Genome-wide expression profiling of Candida albicans transcription factor Skn7p

Skn7 is a conserved fungal heat shock factor-type transcriptional regulator. It participates in maintaining cell wall integrity and regulates the osmotic/oxidative stress response (OSR) in S. cerevisiae, where it is part of a two-component signal transduction system. Here, we comprehensively address the function of Skn7 in the human fungal pathogen Candida albicans. We provide evidence reinforcing functional divergence, with loss of the cell wall/osmotic stress-protective roles and acquisition of the ability to regulate morphogenesis on solid medium. Mapping of the Skn7 transcriptional circuitry, through combination of genome-wide expression and location technologies, pointed to a dual regulatory role encompassing OSR and filamentous growth. Genetic interaction analyses revealed close functional interactions between Skn7 and master regulators of morphogenesis, including Efg1, Cph1 and Ume6. Intracellular biochemical assays revealed that Skn7 is crucial for limiting the accumulation of reactive oxygen species (ROS) during filamentous growth on solid medium. Interestingly, functional domain mapping using site-directed mutagenesis allowed decoupling of Skn7 function in morphogenesis from protection against intracellular ROS. Our work identifies Skn7 as an integral part of the transcriptional circuitry controlling C. albicans filamentous growth and illuminates how C. albicans relies on an evolutionarily-conserved regulator to protect itself from intracellular ROS during morphological development.
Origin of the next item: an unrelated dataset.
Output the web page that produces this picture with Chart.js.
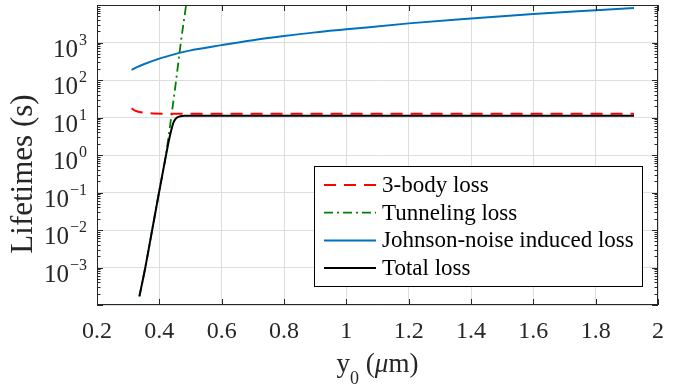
<!DOCTYPE html>
<html>
<head>
<meta charset="utf-8">
<script src="https://cdn.jsdelivr.net/npm/chart.js@4.4.0/dist/chart.umd.min.js"></script>
<style>
  body { margin: 0; background: #fff; }
</style>
</head>
<body>
<canvas id="lifetimes" width="677" height="388"></canvas>
<script>
// Data (x in um, lifetimes in s)
const threeBodyX = [0.311, 0.32, 0.33, 0.345, 0.36, 0.38, 0.42, 0.5, 0.8, 1.2, 1.6, 1.923];
const threeBodyY = [17.6, 15.6, 14.5, 13.6, 13.1, 12.8, 12.65, 12.6, 12.6, 12.6, 12.6, 12.6];

const tunnelX = [0.336, 0.355, 0.377, 0.399, 0.421, 0.438, 0.454, 0.469, 0.486];
const tunnelY = [1.7e-4, 1e-3, 1e-2, 1e-1, 1, 10, 100, 1000, 10000];

const johnsonX = [0.311, 0.33, 0.35, 0.4, 0.45, 0.5, 0.6, 0.7, 0.8, 0.9, 1.0, 1.2, 1.4, 1.6, 1.8, 1.923];
const johnsonY = [186, 224, 263, 372, 490, 617, 851, 1148, 1480, 1862, 2240, 3236, 4365, 5754, 7244, 8318];

const totalX = [0.336, 0.355, 0.377, 0.399, 0.421, 0.43, 0.438, 0.445, 0.452, 0.46, 0.468, 0.48, 0.5, 0.6, 1.0, 1.5, 1.923];
const totalY = [1.7e-4, 1e-3, 1e-2, 1e-1, 0.95, 2.3, 4.5, 7.2, 9.2, 10.3, 10.8, 11.1, 11.15, 11.2, 11.2, 11.2, 11.2];

const seriesLabels = ["3-body loss", "Tunneling loss", "Johnson-noise induced loss", "Total loss"];
const xTickValues = [0.2, 0.4, 0.6, 0.8, 1, 1.2, 1.4, 1.6, 1.8, 2];
const yExponents = [-3, -2, -1, 0, 1, 2, 3];

const serif = '"Liberation Serif", "Times New Roman", serif';
const axisColor = '#262626';

function toPoints(xs, ys) {
    return xs.map((x, i) => ({ x: x, y: ys[i] }));
}

// Draws the MATLAB style box, inward ticks, axis texts and the legend
const axesDecor = {
    id: 'axesDecor',
    afterDraw(chart) {
        const ctx = chart.ctx;
        const a = chart.chartArea;
        const xs = chart.scales.x;
        const ys = chart.scales.y;
        ctx.save();
        ctx.strokeStyle = axisColor;
        ctx.lineWidth = 1;

        // inward tick marks
        ctx.beginPath();
        xTickValues.forEach(v => {
            const px = Math.round(xs.getPixelForValue(v)) + 0.5;
            ctx.moveTo(px, a.bottom); ctx.lineTo(px, a.bottom - 6);
            ctx.moveTo(px, a.top); ctx.lineTo(px, a.top + 6);
        });
        for (let k = -4; k <= 4; k++) {
            for (let m = 1; m < 10; m++) {
                if (k === 4 && m > 1) break;
                const py = Math.round(ys.getPixelForValue(m * Math.pow(10, k))) + 0.5;
                const len = m === 1 ? 6 : 3.5;
                ctx.moveTo(a.left, py); ctx.lineTo(a.left + len, py);
                ctx.moveTo(a.right, py); ctx.lineTo(a.right - len, py);
            }
        }
        ctx.stroke();

        // box
        ctx.strokeRect(Math.round(a.left) + 0.5, Math.round(a.top) + 0.5,
            Math.round(a.right - a.left) - 1, Math.round(a.bottom - a.top) - 1);

        // y tick labels 10^n
        ctx.fillStyle = axisColor;
        ctx.textAlign = 'right';
        ctx.textBaseline = 'alphabetic';
        yExponents.forEach(e => {
            const py = ys.getPixelForValue(Math.pow(10, e));
            const sup = String(e).replace('-', '\u2212');
            const right = a.left - 10;
            ctx.font = '16px ' + serif;
            const supW = ctx.measureText(sup).width;
            ctx.fillText(sup, right, py + 2);
            ctx.font = '25px ' + serif;
            ctx.fillText('10', right - supW - 1, py + 14);
        });

        // y axis title
        ctx.save();
        ctx.translate(24, 174);
        ctx.rotate(-Math.PI / 2);
        ctx.textAlign = 'center';
        ctx.textBaseline = 'middle';
        ctx.font = '31px ' + serif;
        ctx.fillText('Lifetimes (s)', 0, 0);
        ctx.restore();

        // x axis title: y_0 (mu m)
        const parts = [
            { t: 'y', f: '27px ' + serif, dy: 0 },
            { t: '0', f: '18px ' + serif, dy: 12 },
            { t: ' (', f: '27px ' + serif, dy: 0 },
            { t: '\u03bc', f: 'italic 27px ' + serif, dy: 0 },
            { t: 'm)', f: '27px ' + serif, dy: 0 }
        ];
        let total = 0;
        parts.forEach(p => { ctx.font = p.f; p.w = ctx.measureText(p.t).width; total += p.w; });
        let tx = (a.left + a.right) / 2 - total / 2;
        ctx.textAlign = 'left';
        parts.forEach(p => {
            ctx.font = p.f;
            ctx.fillText(p.t, tx, 372 + p.dy);
            tx += p.w;
        });

        // legend
        const lx = 314, ly = 166, lw = 328, lh = 120;
        ctx.fillStyle = '#fff';
        ctx.fillRect(lx, ly, lw, lh);
        ctx.strokeStyle = '#000';
        ctx.strokeRect(lx + 0.5, ly + 0.5, lw, lh);
        ctx.font = '23px ' + serif;
        ctx.textBaseline = 'middle';
        chart.data.datasets.forEach((ds, i) => {
            const rowY = 185 + i * 27.7;
            ctx.beginPath();
            ctx.strokeStyle = ds.borderColor;
            ctx.lineWidth = ds.borderWidth;
            ctx.setLineDash(ds.borderDash || []);
            ctx.moveTo(324, rowY);
            ctx.lineTo(376, rowY);
            ctx.stroke();
            ctx.setLineDash([]);
            ctx.fillStyle = '#000';
            ctx.fillText(ds.label, 382, rowY + 1);
        });
        ctx.restore();
    }
};

new Chart(document.getElementById('lifetimes').getContext('2d'), {
    type: 'line',
    data: {
        datasets: [
            {
                label: seriesLabels[0],
                data: toPoints(threeBodyX, threeBodyY),
                borderColor: '#ff0000',
                borderWidth: 2,
                borderDash: [12, 8],
                order: 1
            },
            {
                label: seriesLabels[1],
                data: toPoints(tunnelX, tunnelY),
                borderColor: '#008000',
                borderWidth: 1.8,
                borderDash: [9, 4, 2, 4],
                order: 2
            },
            {
                label: seriesLabels[2],
                data: toPoints(johnsonX, johnsonY),
                borderColor: '#0072bd',
                borderWidth: 2,
                order: 3
            },
            {
                label: seriesLabels[3],
                data: toPoints(totalX, totalY),
                borderColor: '#000000',
                borderWidth: 2,
                order: 0
            }
        ]
    },
    options: {
        responsive: false,
        animation: false,
        layout: { padding: { top: 5, right: 19, left: 0, bottom: 0 } },
        elements: {
            point: { radius: 0 },
            line: { cubicInterpolationMode: 'monotone', fill: false }
        },
        plugins: {
            legend: { display: false },
            tooltip: { enabled: false }
        },
        scales: {
            x: {
                type: 'linear',
                min: 0.2,
                max: 2,
                afterBuildTicks: s => { s.ticks = xTickValues.map(v => ({ value: v })); },
                afterFit: s => { s.height = 83; },
                ticks: {
                    color: axisColor,
                    padding: 12,
                    font: { family: serif, size: 24 },
                    maxRotation: 0,
                    autoSkip: false,
                    callback: v => String(Number(v.toFixed(1)))
                },
                grid: { color: '#dedede', drawTicks: false },
                border: { display: false }
            },
            y: {
                type: 'logarithmic',
                min: 1e-4,
                max: 1e4,
                afterBuildTicks: s => {
                    const t = [];
                    for (let e = -4; e <= 4; e++) t.push({ value: Math.pow(10, e), major: true });
                    s.ticks = t;
                },
                afterFit: s => { s.width = 97; },
                ticks: { display: false },
                grid: { color: '#dedede', drawTicks: false },
                border: { display: false }
            }
        }
    },
    plugins: [axesDecor]
});
</script>
</body>
</html>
Two-condition experiments: Reverse-transcribed RNA from Anhydrotetracycline (ATc)-untreated (Cy3-labeled) and ATc-treated (Cy5-labeled) C. albicans strains carrying i) a SKN7 allele placed under the control of the tetracycline derivative-inducible promoter (Samples 1-8) or ii) the empty vector control (samples 9-16) and grown during 0, 2 and 4h in liquid rich (Yeast Peptone Dextrose) medium at 30ºC. Samples 1-2 and 9-10: time point 0 h (2 replicates), samples 3-5 and 11-13: time point 2 h (3 replicates) and samples 6-8 and 14-16: time point 4h (3 replicates).